The Church of Rome, in order to establish its dangerous doctrine of the merit of good works, which is equally opposed to Scripture and to fact, divides sin into two classes: mortal sin, that sin which is in its nature gross, and is committed knowingly, wilfully, deliberately; and venial sin, under which head are classed all sins of ignorance and negligence, and such as are considered small in their nature.
It is difficult to distinguish, in some instances, between mortal sins and venial sins. But they form two distinct classes of sin, differing not merely in degree, but in genus or kind.
Mortal sins render the transgressors children of wrath and enemies of God; but it is in regard to venial sins that the error or heresy is propounded. It is stated that in this mortal life even holy and justified persons fall into daily venial sins, which, nevertheless, do not in any way affect or detract from their holy character, “and which do not exclude the transgressor from the grace of God.”
It is here to be observed that we do not deny that a distinction is to be made between sins of greater or less enormity. But the error of the Romanist is this—that he makes the two classes of sin to differ not only in enormity and degree, which we admit to be the case, but also in their nature and kind. No amount of venial sins, according to Bellarmine, would ever make a mortal sin.
We also make a distinction of sins: we call some sins deadly, and others infirmities; we consider the commission of some sins as not inconsistent with a state of grace, whereas by others the Holy Spirit may be grieved, done despite unto, and quenched, so that the sinner shall be spiritually dead: he shall die a second death.
But here is the difference between us and the Romanists: although we speak of some sins as of less, and of others as of greater enormity, we consider every sin to be in its nature mortal; that by many little sins a man may be damned, even as a ship may be sunk by a weight of sand as well as by a weight of lead; and that they are not damnable to us, only from the constant intercession of Christ. Whereas negligences and ignorances, and sins of lesser enormity, are by the Romanists not regarded as sins at all, in the proper sense of the word.

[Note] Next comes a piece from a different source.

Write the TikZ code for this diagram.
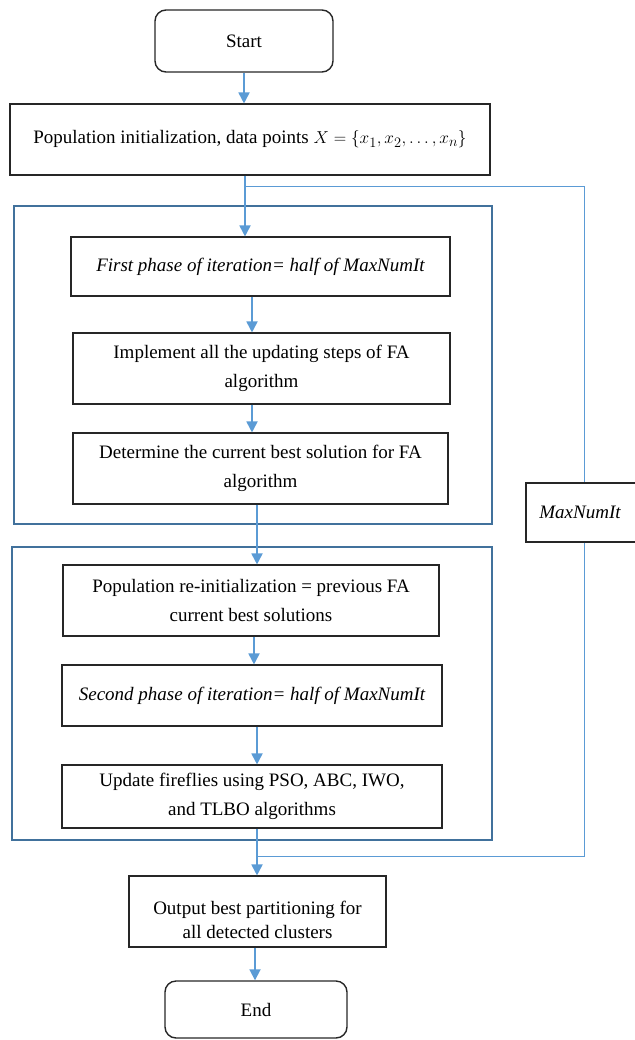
\documentclass[tikz,border=0pt]{standalone}
\usepackage{fontspec}
\setmainfont{Liberation Serif}
\usetikzlibrary{arrows.meta}

\definecolor{flowblue}{HTML}{5B9BD5}
\definecolor{groupblue}{HTML}{41719C}

\begin{document}
\begin{tikzpicture}[x=1pt, y=-1pt,
  box/.style={draw=black!85, line width=1.1pt, align=center, inner sep=4pt,
    font=\fontsize{19}{29}\selectfont},
  terminal/.style={box, rounded corners=11pt, line width=1.4pt},
  flow/.style={flowblue, line width=1.8pt, -{Triangle[width=11pt,length=11pt]}},
  loopline/.style={flowblue, line width=0.9pt},
  group/.style={draw=groupblue, line width=1.8pt}]

  \useasboundingbox (0,0) rectangle (634,1040);

  % Frames round the two phases
  \draw[group] (14,206) rectangle (492,524);
  \draw[group] (12,547) rectangle (492,840);

  % Start and initialization
  \node[terminal, minimum width=178pt, minimum height=62pt] (start) at (244,41) {Start};
  \node[box, minimum width=480pt, minimum height=71pt] (init) at (250,139.5)
    {Population initialization, data points $X = \{x_1, x_2, \ldots, x_n\}$};

  % First phase (FA)
  \node[box, minimum width=379pt, minimum height=59pt] (phase1) at (260.5,266.5)
    {\itshape First phase of iteration= half of MaxNumIt};
  \node[box, minimum width=377pt, minimum height=71pt] (update1) at (261.5,368.5)
    {Implement all the updating steps of FA\\ algorithm};
  \node[box, minimum width=375pt, minimum height=71pt] (best1) at (260.5,468.5)
    {Determine the current best solution for FA\\ algorithm};

  % Second phase (hybrid)
  \node[box, minimum width=376pt, minimum height=71pt] (reinit) at (251,600.5)
    {Population re-initialization = previous FA\\ current best solutions};
  \node[box, minimum width=380pt, minimum height=61pt] (phase2) at (252,695.5)
    {\itshape Second phase of iteration= half of MaxNumIt};
  \node[box, minimum width=380pt, minimum height=63pt] (update2) at (252,796.5)
    {Update fireflies using PSO, ABC, IWO,\\ and TLBO algorithms};

  % Output and end
  \node[box, minimum width=257pt, minimum height=71pt, font=\fontsize{19}{24}\selectfont]
    (output) at (257.5,911.5)
    {\rule{0pt}{30pt}Output best partitioning for\\ all detected clusters};
  \node[terminal, minimum width=182pt, minimum height=57pt] (end) at (256,1009.5) {End};

  % Iteration counter on the right (runs past the page edge)
  \node[box, minimum width=116pt, minimum height=59pt] (maxit) at (584,512.5)
    {\itshape MaxNumIt\hspace{8pt}};

  % Split and merge points of the loop
  \coordinate (split) at (245,186);
  \coordinate (merge) at (257,856);

  % Main flow
  \draw[flow] (start) -- (start |- init.north);
  \draw[flowblue, line width=1.8pt] (init.south -| split) -- (split);
  \draw[flow] (split) -- (split |- phase1.north);
  \draw[flow] (phase1.south -| 252,0) -- (252,0 |- update1.north);
  \draw[flow] (update1.south -| 252,0) -- (252,0 |- best1.north);
  \draw[flow] (best1.south -| merge) -- (merge |- reinit.north);
  \draw[flow] (reinit.south -| 254,0) -- (254,0 |- phase2.north);
  \draw[flow] (phase2.south -| merge) -- (merge |- update2.north);
  \draw[flowblue, line width=1.8pt] (update2.south -| merge) -- (merge);
  \draw[flow] (merge) -- (merge |- output.north);
  \draw[flow] (output.south -| 255,0) -- (255,0 |- end.north);

  % Loop over MaxNumIt
  \draw[loopline] (split) -| (maxit.north);
  \draw[loopline] (maxit.south) |- (merge);
\end{tikzpicture}
\end{document}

Hence we are for ever relying directly upon Christ for pardon and for mercy, while they rely upon their own merits. They appeal to the justice of God; we, knowing that by his justice we must be condemned, confide in his mercy. They say that venial sin is not in itself mortal; we regard all sin as mortal in itself, but rejoice to know that “if any man sin” (any man in a state of justification, and, on that account, not sinning habitually and wilfully) “we have an advocate with the Father, Jesus Christ the righteous, and he is the propitiation for our sins.”